Ak Zhol polled 7.5 percent and the Communist People’s Party of Kazakhstan 7.2 percent. Turnout among the 9.3 million registered voters was 75 percent, the Central Election Commission said.
Nazarbayev, 71, hailed his party’s victory as a sign of national unity one month after protests by sacked oil workers in the western town of Zhanaozen erupted into clashes that killed at least 16 people.
“Someone or other wanted to turn this to their advantage, to use the Zhanaozen events for political gain,” Nazarbayev said. “Residents of Zhanaozen gave their answer: nearly 70 percent voted for Nur Otan,” he said to rapturous applause at a victory rally in a sports center attended by thousands of party members.
Nazarbayev overruled a -decision by the Constitutional Council to cancel the election in Zhanaozen, part of a public show of support for the oil workers after the riots. He also fired several high-ranking officials, including his son-in-law.
The decision to allow parties other than Nur Otan into parliament appears designed to create a veneer of democracy and ease frustration over the unequal distribution of oil riches in the former Soviet republic ruled by Nazarbayev since 1989.
“The gap between rich and poor is too big. We shouldn’t have splendor and squalor side-by-side,” said Valentina, a pensioner in Kazakhstan’s commercial capital and largest city Almaty, where voter turnout of 41 percent was the lowest in the country.
Stability in Kazakhstan had been upset by a series of Islamist-inspired attacks even before the riots in Zhanaozen, which also spread to other parts of the Mangistau region.
Kazakhstan’s leaders are also wary after mass protests greeted a disputed election last month in Russia, still the country’s biggest trading partner and a cultural reference point for its millions of Russian-speaking citizens.
Despite official claims of a transparent election, critics of Nazarbayev have cried foul after being excluded from the vote.
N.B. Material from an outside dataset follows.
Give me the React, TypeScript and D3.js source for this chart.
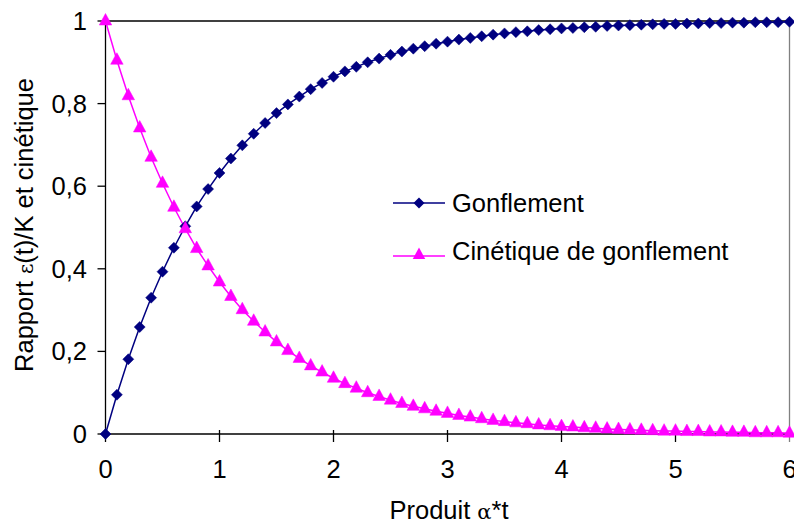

Politician Bolat Abilov said his All-National Social Democratic Party was the only true opposition party represented.
Abilov was removed from his party list for an incomplete asset declaration. His party polled 1.6 percent to finish fourth of seven parties.
Social Democratic Party -secretary-general Amirzhan Kosanov, said he doubted the veracity of the polls.
“If there are mass falsifications, we will express our views in a protest against this sort of election,” he said.